[November/December 1752]
Voici mon cher comte l'opéra, reveu, et corïgé.
Le roy m'a dit hïer au soir vendredy, de vous l'envoïer, et de vous prier d'y avoir un peu d'y avoir un peu d'atentïon. Le poète faira bïen de traduire mot à mot le récitatif, et de rendre les paroles des airs le plus exactement qu'il luy sera possible.
Le roy m'a dit qu'il avoit été depuis cinq heures du soir jusqu'à six heures chés Maupertuis, voïllà de quoy metre au néant toutes les brochures; cette vïsïte a désorienté touts les Konistiens, et selon les aparences elles ne sera pas la dernière car le roy m'a paru très sensïble à l'état dans le quel étoit Maupertuïs. Que dit votre chère ami l'ingénieusse comtesse?
J'ai veu ici, l'infâme brochure où la Denis est maltraitée si indignement, et accussée si faussement. Je croirois presque c'est qu'on dissoit de la Baumelle, car les huit ou dix vers qui sont à la fin de l'ouvrage, sont d'un homme qui est du métier. D'ailleurs il n'est parlé que du comencement des amours de la Schuerin; si cette brochure avoit été compossée en dernier lieu, pourquoy n'auroit t'on pas parlé de la catastrophe qui est connue de tout le monde? Cependant il reste l'objection du libelle jeté dans le carosse de Cali dans le tems que la Baumelle n'étoit plus à Berlin. Enfin qui que ce soit qui soit l'auteur d'une pareille infamie, c'est un homme à pendre.

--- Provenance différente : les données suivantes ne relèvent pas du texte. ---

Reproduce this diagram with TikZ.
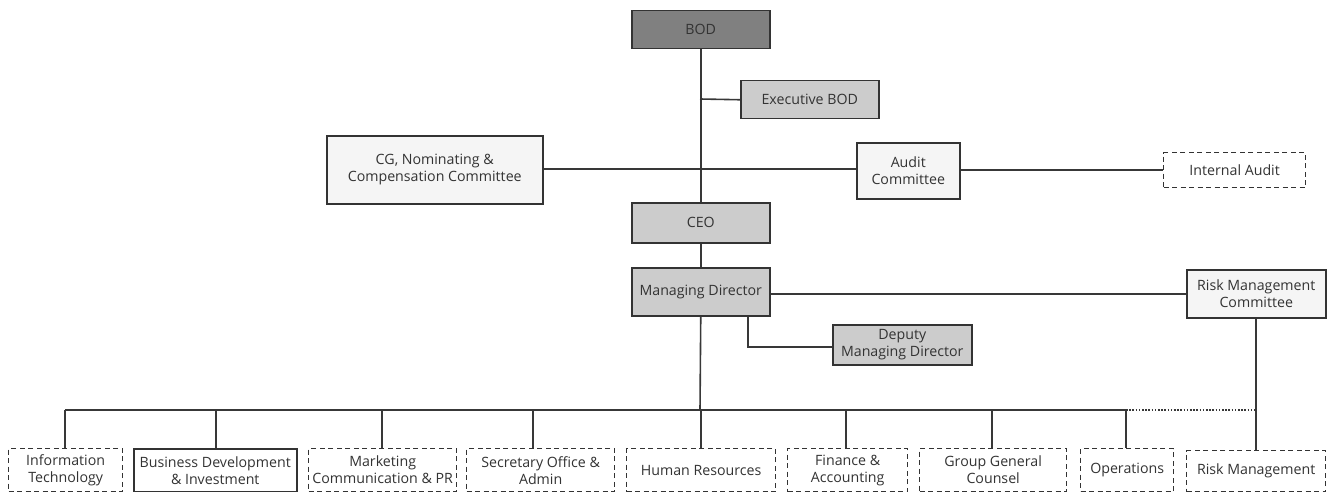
\documentclass[tikz,border=0pt]{standalone}
\usepackage{fontspec}
\setmainfont{Open Sans}
\begin{document}
\begin{tikzpicture}[x=1pt,y=-1pt,
  box/.style={draw=black!80,line width=1.5pt,inner sep=0pt,anchor=north west,align=center,
    font=\fontsize{14.2}{17}\selectfont,text=black!80},
  dark/.style={box,fill=black!50},
  mid/.style={box,fill=black!20},
  light/.style={box,fill=black!4},
  dbox/.style={box,dashed,dash pattern=on 5pt off 3.5pt,line width=1.3pt,fill=white},
  conn/.style={draw=black!78,line width=1.6pt},
  dconn/.style={conn,dash pattern=on 1.6pt off 1.6pt}]
\useasboundingbox (0,0) rectangle (1335,492);
\newcommand{\mybox}[7]{\node[#1,minimum width={#4-#2},minimum height={#5-#3}] (#6) at (#2,#3) {#7};}
\mybox{dark}{631}{10}{769}{48}{bod}{BOD}
\mybox{mid}{740}{80}{878}{118}{exec}{Executive BOD}
\mybox{light}{326}{135}{542}{203}{cg}{CG, Nominating \&\\Compensation Committee}
\mybox{light}{856}{142}{959}{198}{audit}{Audit\\Committee}
\mybox{dbox}{1163}{152}{1305}{187}{ia}{Internal Audit}
\mybox{mid}{631}{202}{769}{242}{ceo}{CEO}
\mybox{mid}{631}{267}{769}{315}{md}{Managing Director}
\mybox{light}{1186}{269}{1325}{317}{rmc}{Risk Management\\Committee}
\mybox{mid}{832}{324}{971}{364}{dmd}{Deputy\\Managing Director}
\mybox{dbox}{8}{448}{122}{491}{it}{Information\\Technology}
\mybox{box}{133}{448}{296}{491}{bd}{Business Development\\\& Investment}
\mybox{dbox}{308}{448}{456}{491}{mk}{Marketing\\Communication \& PR}
\mybox{dbox}{466}{448}{614}{491}{so}{Secretary Office \&\\Admin}
\mybox{dbox}{626}{448}{775}{491}{hr}{Human Resources}
\mybox{dbox}{787}{448}{907}{491}{fa}{Finance \&\\Accounting}
\mybox{dbox}{919}{448}{1066}{491}{gc}{Group General\\Counsel}
\mybox{dbox}{1080}{448}{1173}{491}{op}{Operations}
\mybox{dbox}{1186}{450}{1325}{491}{rm}{Risk Management}
\coordinate (bus) at (700,410);
\coordinate (tcg) at (700,169);
\coordinate (texec) at (700,99);
\coordinate (dk) at (748,347);
\coordinate (rmx) at (1256,410);
\draw[conn] (bod.south) -- (ceo.north);
\draw[conn] (texec) -- (exec.west);
\draw[conn] (cg.east |- tcg) -- (audit.west |- tcg);
\draw[conn] (audit.east |- ia.west) -- (ia.west);
\draw[conn] (ceo.south) -- (md.north);
\draw[conn] (md.south) -- (bus);
\draw[conn] (md.east |- rmc.west) -- (rmc.west);
\draw[conn] (dk |- md.south) -- (dk) -- (dmd.west |- dk);
\foreach \n/\x in {it/65,bd/216,mk/382,so/533,hr/701,fa/846,gc/992,op/1126}{
  \coordinate (\n t) at (\x,410);
  \draw[conn] (\n t) -- (\n t |- \n.north);}
\draw[conn] (itt) -- (opt);
\draw[dconn] (opt) -- (rmx);
\draw[conn] (rmc.south -| rmx) -- (rm.north -| rmx);
\end{tikzpicture}
\end{document}
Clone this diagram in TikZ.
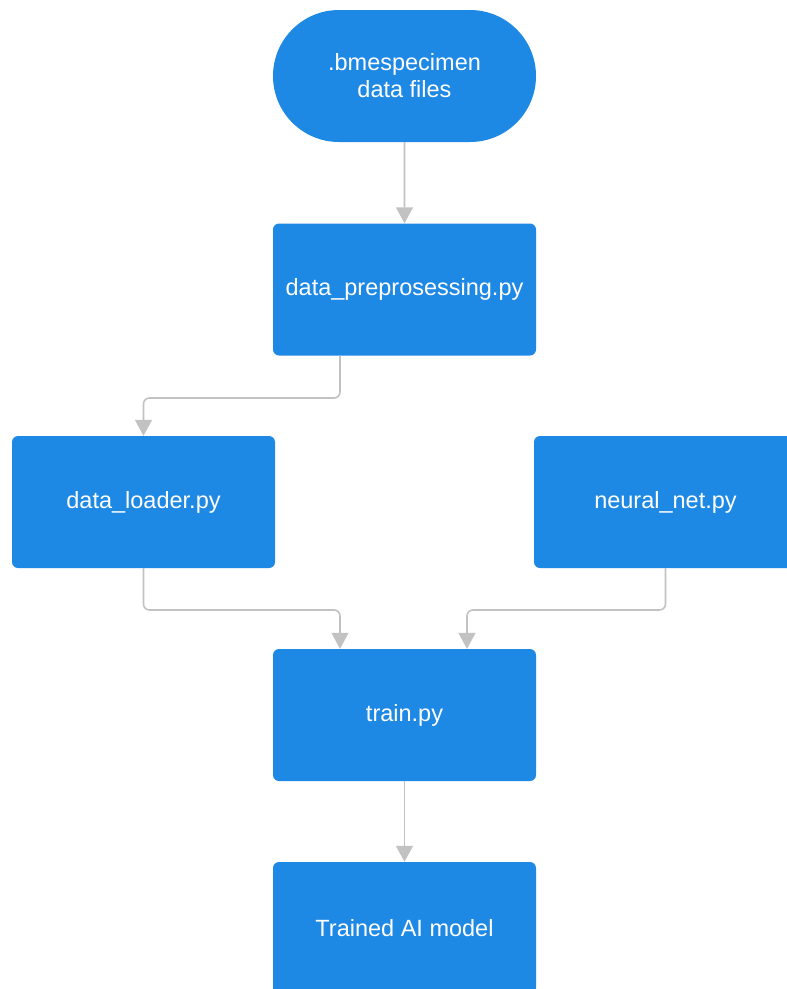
\documentclass[tikz,border=0pt]{standalone}
\usepackage{fontspec}
\setmainfont{Liberation Sans}
\usetikzlibrary{arrows.meta,shapes.misc}
\definecolor{boxblue}{HTML}{1E88E5}
\definecolor{linegray}{HTML}{C2C2C2}
\begin{document}
\begin{tikzpicture}[x=1pt,y=-1pt,
  procbox/.style={fill=boxblue,draw=none,rounded corners=6pt,minimum width=263pt,minimum height=132pt,inner sep=0pt,text=white,font=\fontsize{23.5}{27}\selectfont,align=center},
  termbox/.style={procbox,rounded rectangle,rounded corners=0pt},
  conn/.style={draw=linegray,line width=1.6pt,rounded corners=6pt,-{Triangle[length=16pt,width=17pt]}}]
\useasboundingbox (0,0) rectangle (787,989);
\node[termbox] (src) at (404.5,76) {.bmespecimen\\data files};
\node[procbox] (pre) at (404.5,289.5) {data\_preprosessing.py};
\node[procbox] (load) at (143.5,502) {data\_loader.py};
\node[procbox] (net) at (665.5,502) {neural\_net.py};
\node[procbox] (train) at (404.5,715) {train.py};
\node[procbox] (model) at (404.5,928) {Trained AI model};
\draw[conn] (src) -- (pre);
\draw[conn] (pre.south -| 340,0) |- (0,398 -| load.north) -- (load.north);
\draw[conn] (load.south) |- (340,610) -- (train.north -| 340,0);
\draw[conn] (net.south) |- (467,610) -- (train.north -| 467,0);
\draw[conn] (train) -- (model);
\end{tikzpicture}
\end{document}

Les intermesses viendront ils ici, vous en sçavés làdessus plus que nous? Asurés Maupertuis de mon dévouement, et faites luy mes complimens je vous prïe.
Quand viendrés vous dans ce pais? Si vous n'arivés pas lundi ou mardy donnés moy je vous prie des nouvelles de la réception de l'opéra. Je vous embrasse de tout mon coeur, et vous souhete bien de l'amusement et du plaisir.
Je conte que vous aurés veu Smit et que vous aurés un peu calmé sa bille. Vale et semper vale.